Research by the thinktank suggests two-thirds of unemployed mothers aren’t working because childcare is too expensive, while 67% of mums in work say the cost of childcare prevents them working more.

Paying to work

Gemma Parry, 37, knows this dilemma only too well. She quit her job as a museum assistant after having Ritchie, three, and Joe, one. “It probably would have cost me close to £100 a day to return to work full-time, after childcare and commuting costs. I’d have liked to go back part-time, but even that was a bad move financially. Now I’m a stay-at-home mum, which I enjoy, but I also worry about my career. The choice to work was taken away from me, and I think that’s wrong.”

Single mother Clare Greenhalgh, 36, from Manchester also quit her full-time job because she could not afford full-time childcare after having her son, Rory, seven. Now, she works three days a week as an admin assistant, earning just under £7,000 a year. “My boss asked me to work full-time and offered to promote me and almost double my salary. I wanted to say yes, but I’d be £550 a month worse off due to childcare costs, and unable to make ends meet.”

She thinks she might be better off if she quit, but unemployment isn’t an option, she says. “I want my child to know you go to work, and I want to maintain my skillset and use my brain. I wish I could work full-time. I know I’ll never get promoted or a pay rise if I continue to work part-time and the work can be mundane. I feel trapped.”

The cost of not working

“There are parents who can afford to take the financial hit to be back at their jobs, but the cost of childcare means others – especially mothers – are locked out of the job market,” says Alison Garnham of the Child Poverty Action Group.
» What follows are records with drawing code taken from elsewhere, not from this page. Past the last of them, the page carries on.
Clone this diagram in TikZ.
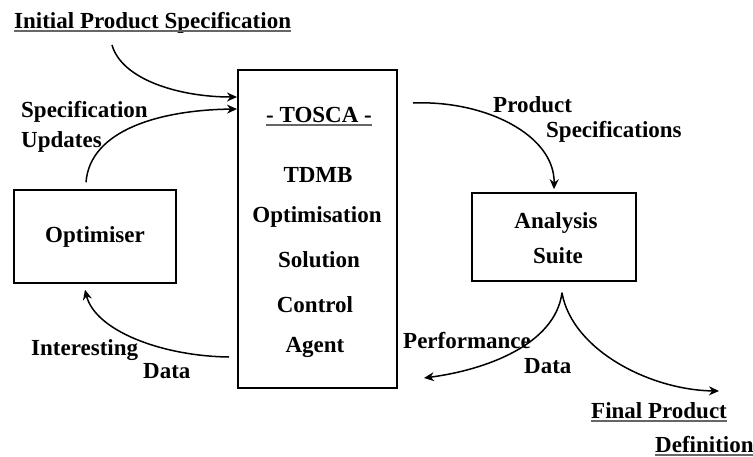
\documentclass[tikz,border=0pt]{standalone}
\usepackage{fontspec}
\setmainfont{Liberation Serif}
\usetikzlibrary{arrows.meta}
\begin{document}
\begin{tikzpicture}[x=1pt,y=-1pt,
  txt/.style={inner sep=0pt, font=\bfseries\fontsize{23}{27}\selectfont},
  lbl/.style={txt, anchor=base west},
  ctr/.style={txt, anchor=base},
  box/.style={draw, line width=1.5pt, inner sep=0pt},
  arr/.style={line width=1.5pt, -{Stealth[length=10pt,width=9pt]}},
  uline/.style={line width=1.6pt, black!60}]
\useasboundingbox (0,0) rectangle (753,456);

% boxes
\node[box, line width=2pt, minimum width=159pt, minimum height=318pt] (tosca) at (317.5,229) {};
\node[box, minimum width=162pt, minimum height=93pt] (opt) at (95,236.5) {};
\node[box, minimum width=164pt, minimum height=88pt] (as) at (554,237) {};

% box contents
\node[ctr] (tt) at (319,122) {- TOSCA -};
\draw[uline] ([yshift=-3pt]tt.base west) -- ([yshift=-3pt]tt.base east);
\node[ctr] (t1) at (318,182) {TDMB};
\node[ctr] (t2) at (317,222) {Optimisation};
\node[ctr] (t3) at (319,267) {Solution};
\node[ctr] (t4) at (315,312) {Control};
\node[ctr] (t5) at (315,352) {Agent};
\node[ctr] (o1) at (95,242) {Optimiser};
\node[ctr] (a1) at (556,228) {Analysis};
\node[ctr] (a2) at (558,263) {Suite};

% free labels
\node[lbl] (ips) at (14,28) {Initial Product Specification};
\draw[uline] ([yshift=-3pt]ips.base west) -- ([yshift=-3pt]ips.base east);
\node[lbl] (su1) at (21,117) {Specification};
\node[lbl] (su2) at (21,147) {Updates};
\node[lbl] (ps1) at (493,112) {Product};
\node[lbl] (ps2) at (546,137) {Specifications};
\node[lbl] (id1) at (31,355) {Interesting};
\node[lbl] (id2) at (143,378) {Data};
\node[lbl] (pd1) at (403,348) {Performance};
\node[lbl] (pd2) at (524,373) {Data};
\node[lbl] (fp1) at (591,418) {Final Product};
\draw[uline] ([yshift=-3pt]fp1.base west) -- ([yshift=-3pt]fp1.base east);
\node[lbl] (fp2) at (655,452) {Definition};
\draw[uline] ([yshift=-3pt]fp2.base west) -- ([yshift=-3pt]fp2.base east);

% connector ends
\coordinate (ipsfoot) at ([shift={(98pt,-17pt)}]ips.base west);
\coordinate (split) at ([shift={(8pt,-11pt)}]as.south);
\coordinate (perfend) at (424,378);
\coordinate (finend) at (719,391);

% connectors
\draw[arr] (ipsfoot) .. controls (122,80) and (180,97) .. ([yshift=-28pt]tosca.north west);
\draw[arr] ([shift={(-9pt,7pt)}]opt.north) .. controls (90,130) and (160,110) .. ([yshift=-40pt]tosca.north west);
\draw[arr] ([shift={(15pt,-34pt)}]tosca.north east) .. controls (485,100) and (555,135) .. ([yshift=3pt]as.north);
\draw[arr] ([shift={(-8pt,32pt)}]tosca.south west) .. controls (160,356) and (95,330) .. ([shift={(-10pt,-6pt)}]opt.south);
\draw[arr] (split) .. controls (555,345) and (485,370) .. (perfend);
\draw[arr] (split) .. controls (572,350) and (650,390) .. (finend);
\end{tikzpicture}
\end{document}
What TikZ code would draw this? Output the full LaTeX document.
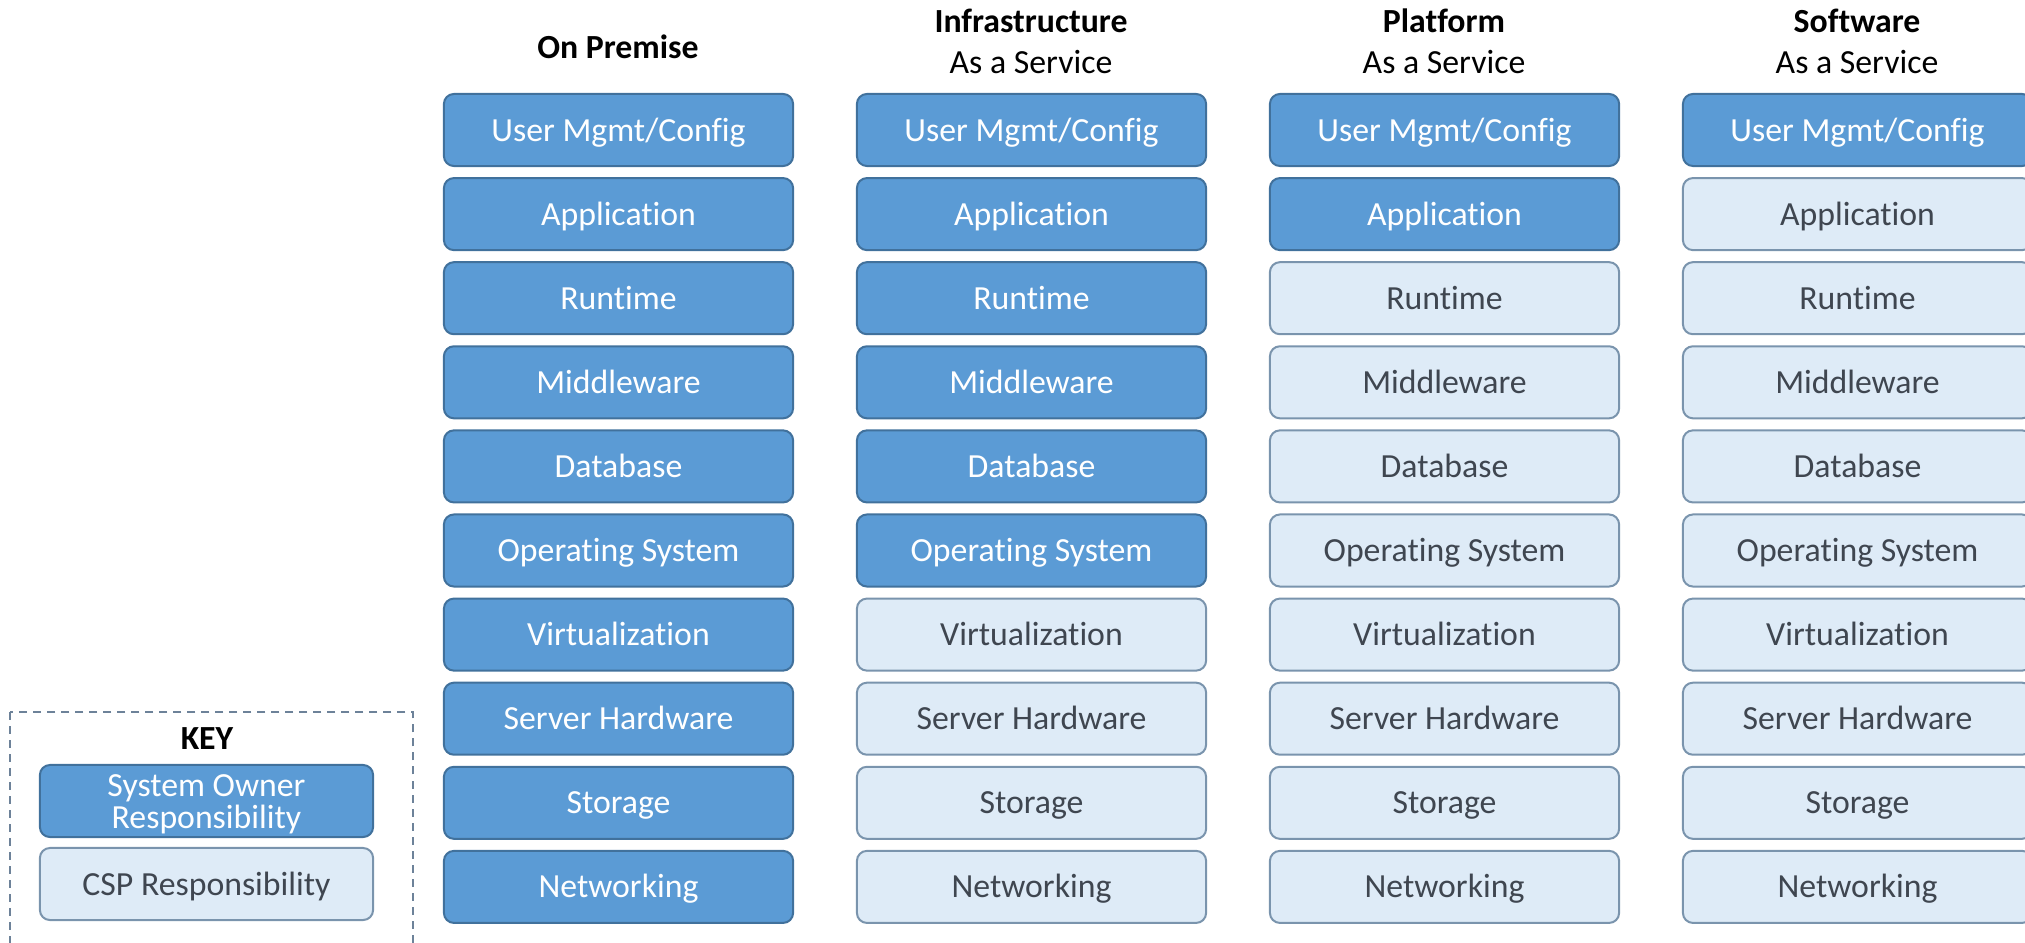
\documentclass[tikz,border=0pt]{standalone}
\usepackage{fontspec}
\setmainfont{Carlito}[Ligatures=NoCommon]
\usepackage{tikz}

\definecolor{ownerfill}{HTML}{5B9BD5}
\definecolor{ownerline}{HTML}{41719C}
\definecolor{cspfill}{HTML}{DEEBF7}
\definecolor{cspline}{HTML}{7A94AD}
\definecolor{csptext}{HTML}{3F4650}
\definecolor{keyline}{HTML}{6D8299}

\begin{document}
\begin{tikzpicture}[x=0.01cm,y=-0.01cm,
        layer/.style={rectangle,rounded corners=0.1cm,line width=0.02cm,
            minimum width=3.49cm,minimum height=0.72cm,inner sep=0pt,
            text height=0.22cm,text depth=0cm,
            font=\fontsize{9.6}{11.5}\selectfont},
        owner/.style={layer,fill=ownerfill,draw=ownerline,text=white},
        csp/.style={layer,fill=cspfill,draw=cspline,text=csptext},
        head/.style={align=center,font=\fontsize{9.6}{11.7}\selectfont}]
        \useasboundingbox (0,0) rectangle (2025,943);
        \clip (0,0) rectangle (2025,943);
        % column headings
        \node[head] (hprem) at (618,47) {\textbf{On Premise}};
        \node[head] (hiaas) at (1031,41) {\textbf{Infrastructure}\\As a Service};
        \node[head] (hpaas) at (1444,41) {\textbf{Platform}\\As a Service};
        \node[head] (hsaas) at (1857,41) {\textbf{Software}\\As a Service};
        % the stacks
        \foreach \col/\lim [count=\c from 0] in {prem/10,iaas/6,paas/2,saas/1}{
            \foreach \lay [count=\r from 0] in {User Mgmt/Config,Application,Runtime,Middleware,Database,Operating System,Virtualization,Server Hardware,Storage,Networking}{
                \ifnum\r<\lim
                    \node[owner] (\col\r) at (618.5+413*\c,130+84.1*\r) {\lay};
                \else
                    \node[csp] (\col\r) at (618.5+413*\c,130+84.1*\r) {\lay};
                \fi
            }
        }
        % key
        \draw[keyline,line width=0.015cm,dash pattern=on 0.08cm off 0.06cm] (10,712) rectangle (413,990);
        \node[font=\fontsize{9.6}{11.5}\selectfont\bfseries] (keytitle) at (207,739) {KEY};
        \node[owner,minimum width=3.33cm,text height=,text depth=,align=center,
            font=\fontsize{9.6}{8}\selectfont] (keyowner) at (206.5,801) {};
        \node[text=white,align=center,font=\fontsize{9.6}{8.2}\selectfont] (keyownertext) at (206.5,804) {System Owner\\Responsibility};
        \node[csp,minimum width=3.33cm] (keycsp) at (206.5,884) {CSP Responsibility};
    \end{tikzpicture}
\end{document}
This is despite evidence that women in their 20s and 30s now earn slightly (up to 1.1%) more, on average, than men in full-time work, according to figures from the Office for National Statistics.

Yet one in five mothers refuses a job offer, and one in eight leaves a job, due to childcare costs, a survey of 1,000 Mumsnet users found.
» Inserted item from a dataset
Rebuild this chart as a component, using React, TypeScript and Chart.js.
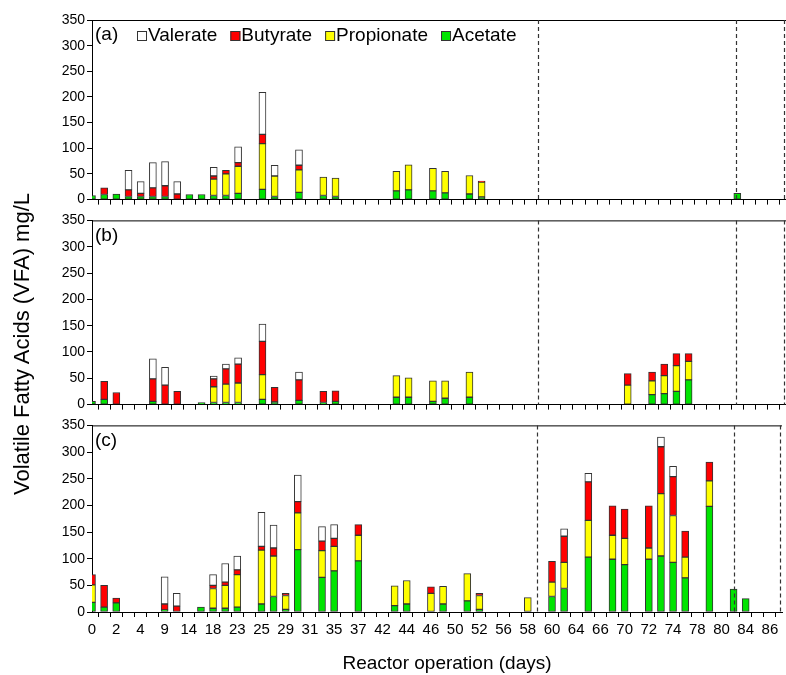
import React, { useEffect, useRef } from 'react';
import { Chart, registerables } from 'chart.js';

Chart.register(...registerables);

const FONT = "'Liberation Sans', Arial, Helvetica, sans-serif";

// Sampling slots along the x axis; only every second slot carries a day label.
const dayLabels = [
  '0', '', '2', '', '4', '', '9', '', '14', '', '18', '', '23', '', '25', '',
  '29', '', '31', '', '35', '', '37', '', '42', '', '44', '', '46', '', '50', '',
  '52', '', '56', '', '58', '', '60', '', '64', '', '66', '', '70', '', '72', '',
  '74', '', '78', '', '80', '', '84', '', '86', '',
];

// Reactor (a): slot index of each sample and VFA concentrations (mg/L)
const aSlots = [0, 1, 2, 3, 4, 5, 6, 7, 8, 9, 10, 11, 12, 14, 15, 17, 19, 20, 25, 26, 28, 29, 31, 32, 53];
const aAcetate = [8, 10, 11, 6, 6, 6, 6, null, 10, 10, 8, 8, 12, 20, 6, 14, 8, 6, 17, 19, 17, 13, 11, 5, 12];
const aPropionate = [null, null, null, null, null, null, null, null, null, null, 32, 42, 53, 89, 40, 44, 36, 36, 38, 49, 44, 42, 36, 29, null];
const aButyrate = [null, 13, null, 13, 6, 17, 21, 11, null, null, 6, 7, 7, 18, null, 9, null, null, null, null, null, null, null, 2, null];
const aValerate = [null, null, null, 38, 23, 49, 47, 24, null, null, 17, null, 31, 82, 21, 30, null, null, null, null, null, null, null, null, null];

// Reactor (b)
const bSlots = [0, 1, 2, 5, 6, 7, 9, 10, 11, 12, 14, 15, 17, 19, 20, 25, 26, 28, 29, 31, 44, 46, 47, 48, 49];
const bAcetate = [6, 10, null, 6, null, null, 4, 4, 4, 4, 10, 5, 8, 4, 6, 14, 14, 6, 12, 14, null, 19, 21, 25, 47];
const bPropionate = [null, null, null, null, null, null, null, 30, 35, 37, 47, null, null, null, null, 41, 37, 39, 33, 48, 37, 26, 34, 49, 35];
const bButyrate = [null, 34, 23, 43, 37, 25, null, 15, 29, 36, 63, 28, 39, 21, 20, null, null, null, null, null, 22, 17, 22, 23, 15];
const bValerate = [null, null, null, 38, 34, null, null, 5, 9, 12, 33, null, 15, null, null, null, null, null, null, null, null, null, null, null, null];

// Reactor (c)
const cSlots = [0, 1, 2, 6, 7, 9, 10, 11, 12, 14, 15, 16, 17, 19, 20, 22, 25, 26, 28, 29, 31, 32, 36, 38, 39, 41, 43, 44, 46, 47, 48, 49, 51, 53, 54];
const cAcetate = [18, 9, 17, 4, null, 9, 7, 7, 9, 15, 29, 5, 117, 65, 77, 96, 12, 15, null, 15, 21, 5, null, 29, 44, 103, 99, 89, 99, 105, 93, 64, 198, 43, 25];
const cPropionate = [33, null, null, null, null, null, 37, 43, 61, 101, 76, 26, 69, 50, 46, 48, 37, 44, 35, 33, 51, 26, 27, 27, 49, 69, 45, 49, 21, 117, 88, 39, 48, null, null];
const cButyrate = [19, 41, 9, 11, 11, null, 6, 6, 9, 7, 15, 4, 21, 18, 15, 20, null, null, 12, null, null, 4, null, 39, 49, 72, 55, 55, 79, 88, 73, 49, 35, null, null];
const cValerate = [null, null, null, 51, 24, null, 20, 35, 26, 64, 43, null, 50, 27, 26, null, null, null, null, null, null, null, null, null, 14, 16, null, null, null, 18, 19, null, null, null, null];

// Phase boundaries (in slot units) drawn as dashed verticals
const aPhases = [36.6, 52.9, 56.84];
const bPhases = [36.6, 52.9, 56.84];
const cPhases = [36.8, 53, 56.84];

const acidNames = ['Acetate', 'Propionate', 'Butyrate', 'Valerate'];
const acidColors = ['#00e400', '#ffff00', '#ff0000', '#ffffff'];
const legendOrder = [3, 2, 1, 0];

type Val = number | null;

function spread(slots: number[], vals: Val[]): Val[] {
  const out: Val[] = dayLabels.map(() => null);
  slots.forEach((slot, k) => {
    out[slot] = vals[k];
  });
  return out;
}

type Panel = {
  tag: string;
  slots: number[];
  series: Val[][];
  phases: number[];
  top: number;
  height: number;
  padTop: number;
  axisHeight: number;
  showLabels: boolean;
  legend: boolean;
};

const panels: Panel[] = [
  { tag: '(a)', slots: aSlots, series: [aAcetate, aPropionate, aButyrate, aValerate], phases: aPhases, top: 0, height: 210, padTop: 20, axisHeight: 8, showLabels: false, legend: true },
  { tag: '(b)', slots: bSlots, series: [bAcetate, bPropionate, bButyrate, bValerate], phases: bPhases, top: 210, height: 205, padTop: 10, axisHeight: 8, showLabels: false, legend: false },
  { tag: '(c)', slots: cSlots, series: [cAcetate, cPropionate, cButyrate, cValerate], phases: cPhases, top: 415, height: 260, padTop: 8, axisHeight: 63, showLabels: true, legend: false },
];

const panelDecor = {
  id: 'panelDecor',
  afterDatasetsDraw(chart: any, _args: any, opts: any) {
    const { ctx, chartArea } = chart;
    const { left, right, top, bottom } = chartArea;
    const x = chart.scales.x;
    ctx.save();

    // frame line along the top of the panel
    ctx.strokeStyle = '#000';
    ctx.lineWidth = 1;
    ctx.beginPath();
    ctx.moveTo(left, top + 0.5);
    ctx.lineTo(right, top + 0.5);
    ctx.stroke();

    // dashed phase boundaries
    ctx.strokeStyle = '#333';
    ctx.lineWidth = 1.2;
    ctx.setLineDash([4, 3]);
    for (const g of opts.phases as number[]) {
      const px = Math.round(x.getPixelForValue(g)) + 0.5;
      ctx.beginPath();
      ctx.moveTo(px, top);
      ctx.lineTo(px, bottom);
      ctx.stroke();
    }
    ctx.setLineDash([]);

    // panel tag
    ctx.fillStyle = '#000';
    ctx.font = `19px ${FONT}`;
    ctx.textBaseline = 'middle';
    ctx.textAlign = 'left';
    ctx.fillText(opts.tag, left + 3, top + 15);

    if (opts.legend) {
      let lx = 137;
      const ly = top + 16;
      for (const s of legendOrder) {
        ctx.fillStyle = acidColors[s];
        ctx.fillRect(lx, ly - 5, 10, 10);
        ctx.strokeStyle = '#333';
        ctx.lineWidth = 1;
        ctx.strokeRect(lx + 0.5, ly - 4.5, 9, 9);
        ctx.fillStyle = '#000';
        ctx.fillText(acidNames[s], lx + 11, ly);
        lx += 11 + ctx.measureText(acidNames[s]).width + 13;
      }
    }
    ctx.restore();
  },
};

function buildConfig(p: Panel): any {
  return {
    type: 'bar',
    data: {
      labels: dayLabels,
      datasets: acidNames.map((name, s) => ({
        label: name,
        data: spread(p.slots, p.series[s]),
        backgroundColor: acidColors[s],
        borderColor: '#333',
        borderWidth: 1,
        borderSkipped: false,
        barThickness: 7,
        stack: 'vfa',
        clip: 0,
      })),
    },
    options: {
      responsive: false,
      animation: false,
      devicePixelRatio: 1,
      layout: { padding: { top: p.padTop, left: 0, right: 0, bottom: 0 } },
      plugins: {
        legend: { display: false },
        tooltip: { enabled: false },
        panelDecor: { tag: p.tag, phases: p.phases, legend: p.legend },
      },
      scales: {
        x: {
          stacked: true,
          offset: false,
          grid: { display: true, drawOnChartArea: false, drawTicks: true, tickLength: 5, color: '#000' },
          border: { display: true, color: '#000', width: 1 },
          ticks: {
            display: p.showLabels,
            autoSkip: false,
            maxRotation: 0,
            minRotation: 0,
            padding: 4,
            color: '#000',
            font: { family: FONT, size: 15 },
          },
          afterFit: (s: any) => {
            s.height = p.axisHeight;
          },
        },
        y: {
          stacked: true,
          min: 0,
          max: 350,
          grid: { drawOnChartArea: false, tickLength: 5, color: '#000' },
          border: { display: true, color: '#000', width: 1 },
          ticks: { stepSize: 50, padding: 2, color: '#000', font: { family: FONT, size: 14 } },
          afterFit: (s: any) => {
            s.width = 92;
          },
        },
      },
    },
    plugins: [panelDecor],
  };
}

export default function App() {
  const refA = useRef<HTMLCanvasElement>(null);
  const refB = useRef<HTMLCanvasElement>(null);
  const refC = useRef<HTMLCanvasElement>(null);
  const refs = [refA, refB, refC];

  useEffect(() => {
    const charts = panels.map((p, k) => new Chart(refs[k].current as HTMLCanvasElement, buildConfig(p)));
    return () => charts.forEach((c) => c.destroy());
  }, []);

  return (
    <div style={{ position: 'absolute', left: 0, top: 0, width: 786, height: 675, background: '#fff', overflow: 'hidden', fontFamily: FONT, color: '#000' }}>
      {panels.map((p, k) => (
        <canvas key={p.tag} ref={refs[k]} width={786} height={p.height} style={{ position: 'absolute', left: 0, top: p.top }} />
      ))}
      <div style={{ position: 'absolute', left: 247, top: 651, width: 400, textAlign: 'center', fontSize: 19, lineHeight: '24px', whiteSpace: 'nowrap' }}>
        Reactor operation (days)
      </div>
      <div style={{ position: 'absolute', left: 22 - 200, top: 344 - 12, width: 400, height: 24, lineHeight: '24px', textAlign: 'center', fontSize: 22, whiteSpace: 'nowrap', transform: 'rotate(-90deg)' }}>
        Volatile Fatty Acids (VFA) mg/L
      </div>
    </div>
  );
}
“Unless a mother earns significantly more than her male partner, it is likely to be the woman who stops working or goes part-time,” says Cary Cooper, a professor of organisational psychology and health at the Manchester Business School. “Women still feel guilty for going out to work, instead of spending time with kids. Men rarely do.”
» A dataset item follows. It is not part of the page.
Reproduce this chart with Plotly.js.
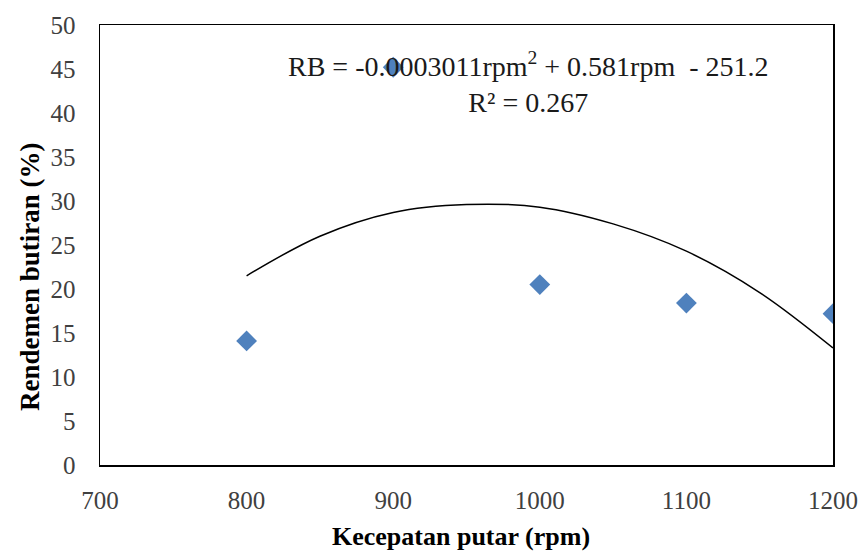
<!DOCTYPE html>
<html>
<head>
<meta charset="utf-8">
<script src="https://cdn.plot.ly/plotly-3.0.1.min.js"></script>
<style>html,body{margin:0;padding:0;background:#fff;}#chart{width:864px;height:553px;}</style>
</head>
<body>
<div id="chart"></div>
<script>
const rpm = [800, 900, 1000, 1100, 1200];
const rendemen = [14.1, 45.2, 20.5, 18.4, 17.2];
const trendX = [800, 850, 900, 950, 1000, 1050, 1100, 1150, 1200];
const trendY = [21.5, 26.0, 28.7, 29.6, 29.3, 27.4, 24.3, 19.6, 13.3];
const xTicks = [700, 800, 900, 1000, 1100, 1200];
const yTicks = [0, 5, 10, 15, 20, 25, 30, 35, 40, 45, 50];
const xTitle = 'Kecepatan putar (rpm)';
const yTitle = 'Rendemen butiran (%)';

const font = "'Liberation Serif'";

const traces = [
  {x: trendX, y: trendY, mode: 'lines', type: 'scatter', line: {color: '#000', width: 1.5, shape: 'spline'}, hoverinfo: 'skip'},
  {x: rpm, y: rendemen, mode: 'markers', type: 'scatter', marker: {symbol: 'diamond', size: 16, color: '#4f81bd'}}
];

const layout = {
  width: 864, height: 553,
  margin: {l: 100, r: 31, t: 25, b: 88},
  showlegend: false,
  paper_bgcolor: '#fff', plot_bgcolor: '#fff',
  font: {family: font, size: 24, color: '#404040'},
  xaxis: {
    range: [700, 1200], tickvals: xTicks, ticktext: xTicks.map(String),
    showgrid: false, zeroline: false, showline: true, mirror: true, linecolor: '#000', linewidth: 1.5,
    ticks: '', ticklabelstandoff: 12,
    tickfont: {family: font, size: 25, color: '#404040'}
  },
  yaxis: {
    range: [0, 50], tickvals: yTicks, ticktext: yTicks.map(String),
    showgrid: false, zeroline: false, showline: true, mirror: true, linecolor: '#000', linewidth: 1.5,
    ticks: '', ticklabelstandoff: 18,
    tickfont: {family: font, size: 25, color: '#404040'}
  },
  annotations: [
    {
      xref: 'paper', yref: 'paper', x: 0.584, y: 0.87, xanchor: 'center', yanchor: 'middle',
      text: 'RB = -0.0003011rpm<sup>2</sup> + 0.581rpm  - 251.2<br>R² = 0.267',
      showarrow: false, align: 'center',
      font: {family: font, size: 28, color: '#1a1a1a'}
    },
    {
      xref: 'paper', yref: 'paper', x: (461 - 100) / 733, y: -(536 - 465) / 440, xanchor: 'center', yanchor: 'middle',
      text: '<b>' + xTitle + '</b>', showarrow: false,
      font: {family: font, size: 26, color: '#000'}
    },
    {
      xref: 'paper', yref: 'paper', x: -(100 - 30) / 733, y: (465 - 277) / 440, xanchor: 'center', yanchor: 'middle',
      text: '<b>' + yTitle + '</b>', showarrow: false, textangle: -90,
      font: {family: font, size: 27, color: '#000'}
    }
  ]
};

Plotly.newPlot('chart', traces, layout, {displayModeBar: false, staticPlot: true});
</script>
</body>
</html>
Even when both partners earn roughly the same, a woman’s wage is more likely to be weighed against the total cost of childcare, instead of the couple sharing the burden of this expense equally, says Cooper.

Long-term career damage

By the time a mother returns to work full-time, her male partner is typically earning 21% more than her, instead of the average 7% pay gap among childless couples, according to an OECD report. When she retires, her typical pension pot is just £107,000 – just over half of a man’s average £201,000 pot, according to pension provider LV=.

“Many women trying to decide whether to go back to their jobs after maternity leave will struggle to pay for childcare and make ends meet. Most will enjoy parenting, yet staying at home can cause long-term damage to careers,” says Elizabeth Duff, NCT spokesperson. “Mothers are damned if they do and damned if they don’t.”

If flexible working is a solution …

  • Every employee now has the right to request flexible working once every 12 months. It needs to be highlighted that it is a right to request, not an absolute right to be given it, which is an important distinction.
  • Requests must be dated and made in writing. Ensure to include the change you would like, when you want it to start, and the impact you think it would have on your employer. Employers have three months to make a decision.
  • Employers must have a ‘sound business reason’ for refusing a request, and deal with the request in a ‘reasonable manner’ by, for example, assessing the advantages and disadvantages, meeting with you to discuss it and offering an appeal process.
  • An employer is entitled to reject a flexible working request for business reasons. These include the burden of additional costs, an inability to either meet customer demand, to reorganise work, or recruit new staff.
  • Find more information at www.gov.uk/flexible-working.